> **Available data**:
################

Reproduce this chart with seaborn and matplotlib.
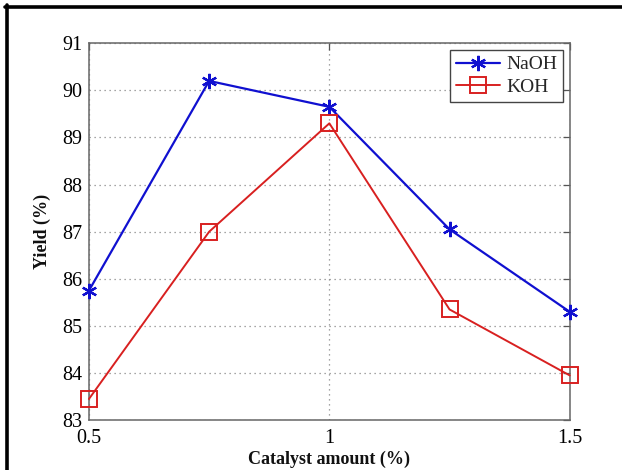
import numpy as np
import pandas as pd
import seaborn as sns
import matplotlib.pyplot as plt
from matplotlib.lines import Line2D

catalyst = [0.5, 0.75, 1.0, 1.25, 1.5]
naoh_yield = [85.75, 90.2, 89.65, 87.05, 85.3]
koh_yield = [83.45, 87.0, 89.3, 85.35, 83.95]

sns.set_style("white")
plt.rcParams['font.family'] = ['Liberation Serif', 'DejaVu Serif']

df_naoh = pd.DataFrame({"x": catalyst, "y": naoh_yield})
df_koh = pd.DataFrame({"x": catalyst, "y": koh_yield})

fig = plt.figure(figsize=(6.22, 4.70), dpi=100)
ax = fig.add_axes([0.143, 0.106, 0.773, 0.802])

sns.lineplot(data=df_naoh, x="x", y="y", ax=ax, color="#1010d0", linewidth=1.6,
             marker=(6, 2, 0), markersize=11, markeredgecolor="#1010d0",
             markeredgewidth=1.6, label="NaOH", clip_on=False, zorder=3)
sns.lineplot(data=df_koh, x="x", y="y", ax=ax, color="#d82020", linewidth=1.4,
             marker="s", markersize=11, markeredgecolor="#d82020",
             markerfacecolor="none", markeredgewidth=1.4, label="KOH",
             clip_on=False, zorder=3)

ax.set_xlim(0.5, 1.5)
ax.set_ylim(83, 91)
ax.set_xticks([0.5, 1, 1.5])
ax.set_xticklabels(["0.5", "1", "1.5"])
ax.set_yticks(range(83, 92))

ax.grid(True, linestyle=(0, (1, 3)), color="#888888", linewidth=0.9)
ax.tick_params(direction="in", top=True, right=True, length=5, width=0.9,
               colors="#555555", labelcolor="black", labelsize=14.5)
ax.tick_params(axis="x", pad=6)
ax.tick_params(axis="y", pad=5)
for s in ax.spines.values():
    s.set_color("#666666")
    s.set_linewidth(1.1)

ax.set_xlabel("Catalyst amount (%)", fontsize=13, fontweight="bold", color="#111111", labelpad=2)
ax.set_ylabel("Yield (%)", fontsize=13, fontweight="bold", color="#111111", labelpad=8)

leg = ax.legend(loc="upper right", fontsize=14, handlelength=2.3, fancybox=False,
                framealpha=1, edgecolor="#444444", borderpad=0.3,
                labelspacing=0.25, handletextpad=0.3, borderaxespad=0.35)
leg.get_frame().set_linewidth(1.0)

# black frame on top and left of the picture
fig.add_artist(Line2D([0.008, 1.0], [0.986, 0.986], color="black", linewidth=2.6))
fig.add_artist(Line2D([0.0105, 0.0105], [0.0, 0.989], color="black", linewidth=2.6))

fig.savefig("out.png", dpi=100)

################

Copy the listing exactly. Any image in it stays out of the copy.

> **Complete response**:
Reproduce this chart with seaborn and matplotlib.
import numpy as np
import pandas as pd
import seaborn as sns
import matplotlib.pyplot as plt
from matplotlib.lines import Line2D

catalyst = [0.5, 0.75, 1.0, 1.25, 1.5]
naoh_yield = [85.75, 90.2, 89.65, 87.05, 85.3]
koh_yield = [83.45, 87.0, 89.3, 85.35, 83.95]

sns.set_style("white")
plt.rcParams['font.family'] = ['Liberation Serif', 'DejaVu Serif']

df_naoh = pd.DataFrame({"x": catalyst, "y": naoh_yield})
df_koh = pd.DataFrame({"x": catalyst, "y": koh_yield})

fig = plt.figure(figsize=(6.22, 4.70), dpi=100)
ax = fig.add_axes([0.143, 0.106, 0.773, 0.802])

sns.lineplot(data=df_naoh, x="x", y="y", ax=ax, color="#1010d0", linewidth=1.6,
             marker=(6, 2, 0), markersize=11, markeredgecolor="#1010d0",
             markeredgewidth=1.6, label="NaOH", clip_on=False, zorder=3)
sns.lineplot(data=df_koh, x="x", y="y", ax=ax, color="#d82020", linewidth=1.4,
             marker="s", markersize=11, markeredgecolor="#d82020",
             markerfacecolor="none", markeredgewidth=1.4, label="KOH",
             clip_on=False, zorder=3)

ax.set_xlim(0.5, 1.5)
ax.set_ylim(83, 91)
ax.set_xticks([0.5, 1, 1.5])
ax.set_xticklabels(["0.5", "1", "1.5"])
ax.set_yticks(range(83, 92))

ax.grid(True, linestyle=(0, (1, 3)), color="#888888", linewidth=0.9)
ax.tick_params(direction="in", top=True, right=True, length=5, width=0.9,
               colors="#555555", labelcolor="black", labelsize=14.5)
ax.tick_params(axis="x", pad=6)
ax.tick_params(axis="y", pad=5)
for s in ax.spines.values():
    s.set_color("#666666")
    s.set_linewidth(1.1)

ax.set_xlabel("Catalyst amount (%)", fontsize=13, fontweight="bold", color="#111111", labelpad=2)
ax.set_ylabel("Yield (%)", fontsize=13, fontweight="bold", color="#111111", labelpad=8)

leg = ax.legend(loc="upper right", fontsize=14, handlelength=2.3, fancybox=False,
                framealpha=1, edgecolor="#444444", borderpad=0.3,
                labelspacing=0.25, handletextpad=0.3, borderaxespad=0.35)
leg.get_frame().set_linewidth(1.0)

# black frame on top and left of the picture
fig.add_artist(Line2D([0.008, 1.0], [0.986, 0.986], color="black", linewidth=2.6))
fig.add_artist(Line2D([0.0105, 0.0105], [0.0, 0.989], color="black", linewidth=2.6))

fig.savefig("out.png", dpi=100)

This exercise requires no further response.